> _Exercise goal_:
Skipping all pictures, set down the lines of the listing from the first through the one with "cols = [under_50_cols, over_50_cols, hr_neg_cols]".
— Start —
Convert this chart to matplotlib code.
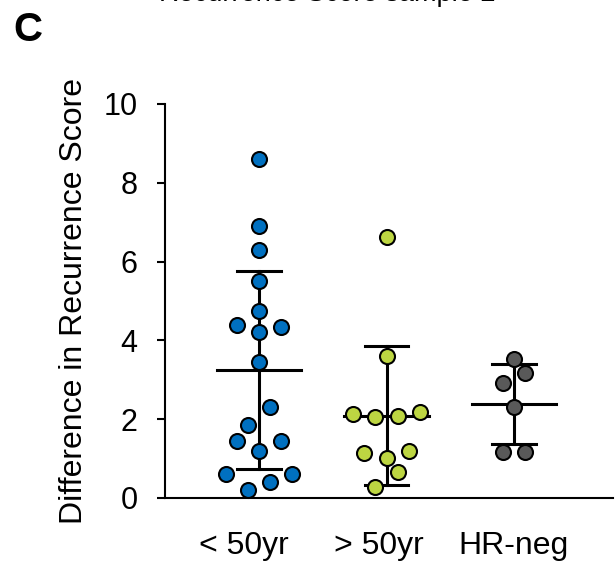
import matplotlib
matplotlib.use("Agg")
import matplotlib.pyplot as plt
import numpy as np

plt.rcParams["font.family"] = ["Liberation Sans", "DejaVu Sans"]

GROUPS = ["< 50yr", "> 50yr", "HR-neg"]
COLORS = ["#0070C0", "#BDD642", "#595959"]

# difference in recurrence score per patient
under_50 = [8.6, 6.9, 6.3, 5.5, 4.75, 4.4, 4.35, 4.2, 3.45, 2.3,
            1.85, 1.45, 1.45, 1.2, 0.6, 0.6, 0.4, 0.2]
over_50 = [6.62, 3.6, 2.13, 2.05, 2.09, 2.18, 1.14, 1.02, 1.18, 0.66, 0.29]
hr_neg = [3.53, 3.18, 2.93, 2.32, 1.17, 1.17]

# beeswarm column of each dot (in dot widths)
under_50_cols = [0, 0, 0, 0, 0, -2, 2, 0, 0, 1, -1, -2, 2, 0, -3, 3, 1, -1]
over_50_cols = [0, 0, -3, -1, 1, 3, -2, 0, 2, 1, -1]
hr_neg_cols = [0, 1, -1, 0, -1, 1]

data = [under_50, over_50, hr_neg]
cols = [under_50_cols, over_50_cols, hr_neg_cols]

DOT_STEP = 0.087
MEAN_HALF = 0.33
CAP_HALF = 0.17
LABEL_SHIFT = [-0.118, -0.063, 0.0]  # category labels sit a little left of the dots

fig = plt.figure(figsize=(6.16, 5.63), dpi=100)
ax = fig.add_axes([0.268, 0.1155, 0.727, 0.6998])

# mean +/- SD bars behind the dots
for i, (vals, c, color) in enumerate(zip(data, cols, COLORS)):
    vals = np.asarray(vals)
    m = vals.mean()
    sd = vals.std(ddof=1)
    lw = 2.2
    ax.plot([i, i], [m - sd, m + sd], color="black", lw=lw, zorder=2)
    ax.plot([i - MEAN_HALF, i + MEAN_HALF], [m, m], color="black", lw=lw, zorder=2)
    for y in (m - sd, m + sd):
        ax.plot([i - CAP_HALF, i + CAP_HALF], [y, y], color="black", lw=lw, zorder=2)
    xs = i + np.asarray(c) * DOT_STEP
    ax.plot(xs, vals, "o", ms=10.8, mfc=color, mec="black", mew=1.5,
            linestyle="none", zorder=3, clip_on=False)

ax.set_xlim(-0.737, 2.776)
ax.set_ylim(0, 10)
ax.set_yticks([0, 2, 4, 6, 8, 10])
ax.set_xticks([i + s for i, s in enumerate(LABEL_SHIFT)])
ax.set_xticklabels(GROUPS)
ax.tick_params(axis="y", direction="out", length=5.8, width=1.5, pad=14, labelsize=22)
ax.tick_params(axis="x", length=0, pad=24, labelsize=23)
for side in ("top", "right"):
    ax.spines[side].set_visible(False)
for side in ("left", "bottom"):
    ax.spines[side].set_linewidth(1.5)

ax.set_ylabel("Difference in Recurrence Score", fontsize=23)
ax.yaxis.set_label_coords(-0.170, 0.5)

fig.text(0.021, 0.927, "C", fontsize=29, fontweight="bold", ha="left", va="baseline")
fig.text(0.531, 0.9985, "Recurrence Score sample 2", fontsize=19.5, ha="center", va="baseline")

fig.savefig("out.png", dpi=100)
— End —
> _Result below_:
Convert this chart to matplotlib code.
import matplotlib
matplotlib.use("Agg")
import matplotlib.pyplot as plt
import numpy as np

plt.rcParams["font.family"] = ["Liberation Sans", "DejaVu Sans"]

GROUPS = ["< 50yr", "> 50yr", "HR-neg"]
COLORS = ["#0070C0", "#BDD642", "#595959"]

# difference in recurrence score per patient
under_50 = [8.6, 6.9, 6.3, 5.5, 4.75, 4.4, 4.35, 4.2, 3.45, 2.3,
            1.85, 1.45, 1.45, 1.2, 0.6, 0.6, 0.4, 0.2]
over_50 = [6.62, 3.6, 2.13, 2.05, 2.09, 2.18, 1.14, 1.02, 1.18, 0.66, 0.29]
hr_neg = [3.53, 3.18, 2.93, 2.32, 1.17, 1.17]

# beeswarm column of each dot (in dot widths)
under_50_cols = [0, 0, 0, 0, 0, -2, 2, 0, 0, 1, -1, -2, 2, 0, -3, 3, 1, -1]
over_50_cols = [0, 0, -3, -1, 1, 3, -2, 0, 2, 1, -1]
hr_neg_cols = [0, 1, -1, 0, -1, 1]

data = [under_50, over_50, hr_neg]
cols = [under_50_cols, over_50_cols, hr_neg_cols]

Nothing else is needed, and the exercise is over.